Background information

HDFS snapshots have the following features:
  • Snapshot creation is instantaneous. The time complexity is O(1), excluding the inode lookup time.
  • Additional memory is used only when snapshot data is modified. The memory usage complexity is O(M), where M is the number of files or directories whose data is modified.
  • Data blocks managed by DataNodes are not copied. Snapshot files record only the block list and the file size.
  • Snapshots do not have a negative impact on regular HDFS operations. Modifications are recorded in reverse chronological order so that the latest data can be directly accessed. The snapshot data is obtained by subtracting the modifications from the current data.

Snapshot directories

Snapshots can be taken on a directory only after the directory is set as snapshottable. A snapshot directory can contain a maximum of 65,536 snapshots. No limit is imposed on the number of snapshot directories. Administrators can set any directory to be snapshottable. If a directory contains snapshots, the directory cannot be deleted or renamed until all the snapshots are deleted.

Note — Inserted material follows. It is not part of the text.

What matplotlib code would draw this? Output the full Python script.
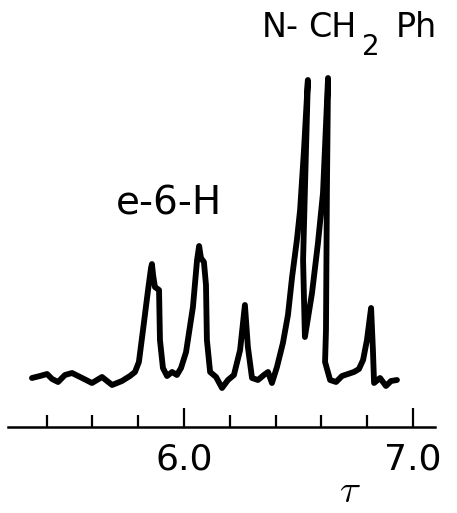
import numpy as np
import matplotlib.pyplot as plt

# trace (tau, pen height above baseline, arbitrary units)
tau = [5.336, 5.371, 5.402, 5.424, 5.450, 5.480, 5.511, 5.555, 5.598, 5.642,
       5.686, 5.729, 5.764, 5.786, 5.803, 5.821, 5.843, 5.856, 5.860, 5.865,
       5.873, 5.891, 5.895, 5.908, 5.926, 5.948, 5.969, 5.987, 6.009, 6.039,
       6.057, 6.066, 6.074, 6.087, 6.096, 6.100, 6.114, 6.140, 6.166, 6.192,
       6.218, 6.245, 6.266, 6.279, 6.297, 6.323, 6.349, 6.367, 6.384, 6.406,
       6.432, 6.454, 6.472, 6.493, 6.507, 6.524, 6.541, 6.528, 6.520, 6.528,
       6.559, 6.585, 6.607, 6.629, 6.624, 6.620, 6.616, 6.638, 6.664, 6.690,
       6.716, 6.742, 6.764, 6.782, 6.799, 6.817, 6.825, 6.830, 6.856, 6.882,
       6.904, 6.930]
height = [0.2, 0.4, 0.6, 0.1, -0.2, 0.5, 0.7, 0.2, -0.3, 0.3,
          -0.5, -0.1, 0.4, 0.8, 1.8, 5.0, 9.0, 11.2, 11.6, 10.5,
          9.3, 9.0, 4.0, 1.2, 0.4, 0.8, 0.5, 1.2, 2.8, 7.3,
          12.0, 13.4, 12.2, 11.8, 9.5, 4.0, 0.8, 0.3, -0.8, 0.0,
          0.5, 3.0, 7.5, 3.3, 0.2, 0.0, 0.5, 0.8, -0.3, 1.3,
          3.7, 6.5, 10.3, 14.0, 17.0, 23.0, 30.0, 19.0, 12.0, 4.3,
          8.7, 13.7, 18.7, 30.2, 18.7, 5.0, 1.8, 0.0, -0.2, 0.4,
          0.6, 0.8, 1.1, 2.0, 4.0, 7.2, 3.0, -0.3, 0.2, -0.6,
          -0.1, 0.0]

major_ticks = [6.0, 7.0]
major_labels = ["6.0", "7.0"]
minor_ticks = [5.4, 5.6, 5.8, 6.2, 6.4, 6.6, 6.8]

W, H = 457, 513
fig = plt.figure(figsize=(W / 100, H / 100), dpi=100)
ax = fig.add_axes([8 / W, 86 / H, 427 / W, 427 / H])

ax.plot(tau, height, color="black", lw=4.2, solid_joinstyle="round",
        solid_capstyle="round")

ax.set_xlim(5.2314, 7.0961)
ax.set_ylim(-4.7, 38.0)

for s in ["top", "left", "right"]:
    ax.spines[s].set_visible(False)
ax.spines["bottom"].set_linewidth(1.8)
ax.set_yticks([])

ax.set_xticks(major_ticks)
ax.set_xticklabels(major_labels, fontsize=26)
ax.set_xticks(minor_ticks, minor=True)
ax.tick_params(axis="x", which="major", direction="in", length=14,
               width=1.6, pad=11)
ax.tick_params(axis="x", which="minor", direction="in", length=8.5,
               width=1.6)

fig.text(169 / W, 1 - 215 / H, "e-6-H", fontsize=28, ha="center",
         va="baseline")
fig.text(262 / W, 1 - 37 / H, "N-", fontsize=24, ha="left", va="baseline")
fig.text(308 / W, 1 - 37 / H, "CH", fontsize=24, ha="left", va="baseline")
fig.text(362 / W, 1 - 55 / H, "2", fontsize=20, ha="left", va="baseline")
fig.text(396 / W, 1 - 37 / H, "Ph", fontsize=24, ha="left", va="baseline")

plt.rcParams["mathtext.fontset"] = "cm"
fig.text(350 / W, 1 - 510 / H, r"$\tau$", fontsize=28, ha="center",
         va="bottom")

fig.savefig("out.png", dpi=100)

Nested snapshot directories are not allowed. If the parent directory or subdirectory of a directory is a snapshot directory, the directory cannot be set as snapshottable.

Snapshot paths

For a snapshot directory, you must suffix /.snapshot to the directory when you access snapshots in the directory. For example, /foo is a snapshot directory, /foo/bar is a file or directory in /foo, and the /foo directory has a snapshot s0. The /foo/.snapshot/s0/bar file is the snapshot copy of /foo/bar. You can include .snapshot in common APIs and CLIs to view snapshot paths. Sample commands:
  • Query all snapshots in a snapshot directory.
    hdfs dfs -ls /foo/.snapshot
  • Query all files in snapshot s0.
    hdfs dfs -ls /foo/.snapshot/s0
  • Copy a file from snapshot s0.
    hdfs dfs -cp -ptopax /foo/.snapshot/s0/bar /tmp
    Note -ptopax is used to retain timestamps, ownership, permissions, access control lists (ACLs), and XAttrs.

Snapshot operations

  • Administrator operations
    Note Superuser permissions are required to perform the following operations.
    • Allow snapshots to be created for a directory
      If the operation succeeds, the directory becomes snapshottable.
      hdfs dfsadmin -allowSnapshot <path>
    • Prohibit snapshots from being created for a directory
      All snapshots of the directory must be deleted before the operation is performed.
      hdfs dfsadmin -disallowSnapshot <path>
  • User operations
    Note The HDFS superuser has the permissions to perform all the following operations.
    • Create a snapshot for a snapshot directory
      Only the owner of a snapshot directory is allowed to create a snapshot for the directory.
      hdfs dfs -createSnapshot <path> [snapshotName]
      Note The [snapshotName] parameter indicates the name of the snapshot. This parameter is optional. If you do not specify this parameter, a default name in the syyyyMMdd-HHmmss.SSSS format is generated. Example: s20130412-151029.033.
    • Delete a snapshot from a snapshot directory
      Only the owner of a snapshot directory is allowed to delete a snapshot from the directory.
      hdfs dfs -deleteSnapshot <path> <snapshotName>
    • Rename a snapshot
      Only the owner of a snapshot directory is allowed to rename a snapshot in the directory.
      hdfs dfs -renameSnapshot <path> <oldName> <newName>
      Note <oldName> indicates the original snapshot name. <newName> indicates the new snapshot name.
    • Obtain all snapshot directories in which the current user has the permissions to take snapshots
      hdfs lsSnapshottableDir
    • Obtain differences between two snapshots
      This operation requires the read permissions on all files or directories in both snapshots.
      hdfs snapshotDiff <path> <fromSnapshot> <toSnapshot>
      Note <fromSnapshot> indicates the original snapshot. <toSnapshot> indicates the snapshot you want to compare with the original snapshot.